▶ [Exercise prompt]: Please write out the lines of the data exactly, beginning with the first and ending with the line containing "from matplotlib.ticker import"; leave the pictures behind.

▶ [Source excerpt]:
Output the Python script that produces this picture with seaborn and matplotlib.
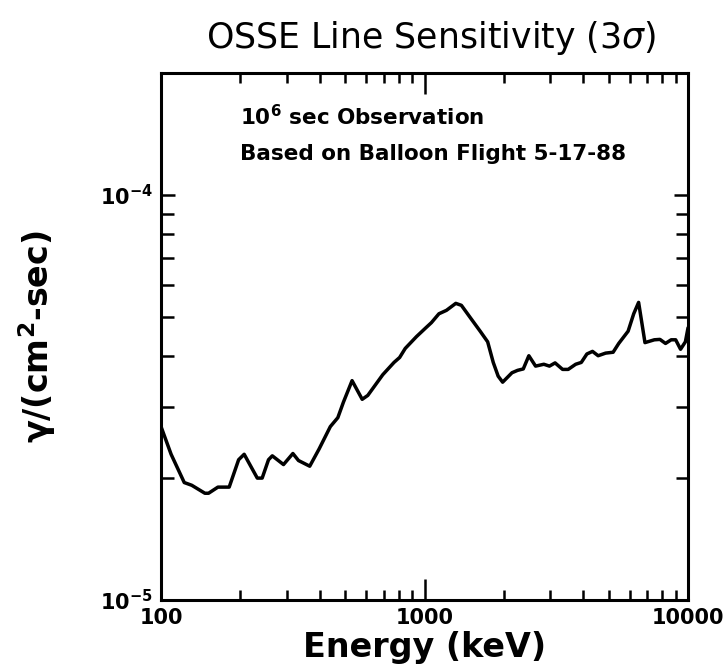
import numpy as np
import pandas as pd
import matplotlib
matplotlib.use("Agg")
import matplotlib.pyplot as plt
import seaborn as sns
from matplotlib.ticker import FixedLocator, FixedFormatter, LogLocator, NullFormatter

# wartości (energia w keV, czułość w gamma/(cm^2 s))
energy = [100, 109.2, 122.5, 130.8, 146.7, 151.5, 164.4, 181.4, 197.0, 206.8,
          231.9, 242.0, 255.8, 264.4, 291.6, 316.5, 332.4, 366.7, 398.0, 439.0,
          468.8, 492.3, 530.9, 580.0, 609.0, 694.3, 765.9, 804.5, 844.9, 932.0,
          1011.5, 1062, 1134, 1211, 1314, 1380, 1498, 1626, 1736, 1823,
          1903, 1979, 2147, 2255, 2370, 2488, 2639, 2836, 2979, 3129,
          3341, 3509, 3746, 3935, 4132, 4340, 4559, 4867, 5196, 5458,
          5924, 6221, 6493, 6864, 7449, 7823, 8214, 8630, 8977, 9367,
          9772, 10000]
sensitivity = [2.68e-5, 2.29e-5, 1.95e-5, 1.92e-5, 1.835e-5, 1.835e-5, 1.90e-5, 1.90e-5, 2.22e-5, 2.29e-5,
               2.00e-5, 2.00e-5, 2.22e-5, 2.27e-5, 2.16e-5, 2.30e-5, 2.21e-5, 2.14e-5, 2.36e-5, 2.68e-5,
               2.82e-5, 3.08e-5, 3.48e-5, 3.13e-5, 3.20e-5, 3.60e-5, 3.86e-5, 3.97e-5, 4.18e-5, 4.47e-5,
               4.70e-5, 4.84e-5, 5.09e-5, 5.19e-5, 5.40e-5, 5.34e-5, 4.96e-5, 4.61e-5, 4.34e-5, 3.86e-5,
               3.57e-5, 3.45e-5, 3.64e-5, 3.69e-5, 3.72e-5, 4.01e-5, 3.78e-5, 3.82e-5, 3.78e-5, 3.85e-5,
               3.71e-5, 3.71e-5, 3.82e-5, 3.86e-5, 4.05e-5, 4.11e-5, 4.01e-5, 4.07e-5, 4.09e-5, 4.30e-5,
               4.61e-5, 5.09e-5, 5.43e-5, 4.32e-5, 4.39e-5, 4.40e-5, 4.30e-5, 4.39e-5, 4.39e-5, 4.16e-5,
               4.34e-5, 4.70e-5]

x_ticks = [100, 1000, 10000]
x_tick_labels = ["100", "1000", "10000"]
y_ticks = [1e-5, 1e-4]
y_tick_labels = [r"$\mathbf{10^{-5}}$", r"$\mathbf{10^{-4}}$"]

df = pd.DataFrame({"energy": energy, "sens": sensitivity})

sns.set_style("ticks")
plt.rcParams["font.family"] = ["DejaVu Sans"]
plt.rcParams["text.color"] = "black"
plt.rcParams["axes.labelcolor"] = "black"
plt.rcParams["xtick.color"] = "black"
plt.rcParams["ytick.color"] = "black"

fig = plt.figure(figsize=(7.27, 6.67), dpi=100)
ax = fig.add_axes([0.2215, 0.1004, 0.7249, 0.7901])

sns.lineplot(data=df, x="energy", y="sens", ax=ax, color="black",
             linewidth=2.5, estimator=None)

ax.set_xscale("log")
ax.set_yscale("log")
ax.set_xlim(100, 10000)
ax.set_ylim(1e-5, 2e-4)

ax.xaxis.set_major_locator(FixedLocator(x_ticks))
ax.xaxis.set_major_formatter(FixedFormatter(x_tick_labels))
ax.xaxis.set_minor_locator(LogLocator(base=10, subs=np.arange(2, 10)))
ax.xaxis.set_minor_formatter(NullFormatter())
ax.yaxis.set_major_locator(FixedLocator(y_ticks))
ax.yaxis.set_major_formatter(FixedFormatter(y_tick_labels))
ax.yaxis.set_minor_locator(LogLocator(base=10, subs=np.arange(2, 10)))
ax.yaxis.set_minor_formatter(NullFormatter())

ax.tick_params(which="both", direction="in", top=True, right=True,
               bottom=True, left=True, width=1.8, color="black")
ax.tick_params(axis="x", which="major", length=15, labelsize=15, pad=6)
ax.tick_params(axis="x", which="minor", length=7)
ax.tick_params(axis="y", which="major", length=10, labelsize=15, pad=6)
ax.tick_params(axis="y", which="minor", length=9)
for lab in ax.get_xticklabels():
    lab.set_fontweight("bold")

for sp in ax.spines.values():
    sp.set_visible(True)
    sp.set_linewidth(2.2)
    sp.set_color("black")

ax.set_xlabel("Energy (keV)", fontsize=24, fontweight="bold", labelpad=2)
ax.set_ylabel(r"$\mathbf{\gamma}$/(cm$^\mathbf{2}$-sec)", fontsize=24,
              fontweight="bold", labelpad=30)

fig.text(0.593, 0.943, r"OSSE Line Sensitivity (3$\sigma$)", ha="center",
         va="center", fontsize=25)

ax.text(0.15, 0.918, r"10$^\mathbf{6}$ sec Observation", transform=ax.transAxes,
        fontsize=15.5, fontweight="bold", va="center", ha="left")
ax.text(0.15, 0.846, "Based on Balloon Flight 5-17-88", transform=ax.transAxes,
        fontsize=15.5, fontweight="bold", va="center", ha="left")

fig.savefig("out.png", dpi=100)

▶ [Result for this task]:
Output the Python script that produces this picture with seaborn and matplotlib.
import numpy as np
import pandas as pd
import matplotlib
matplotlib.use("Agg")
import matplotlib.pyplot as plt
import seaborn as sns
from matplotlib.ticker import FixedLocator, FixedFormatter, LogLocator, NullFormatter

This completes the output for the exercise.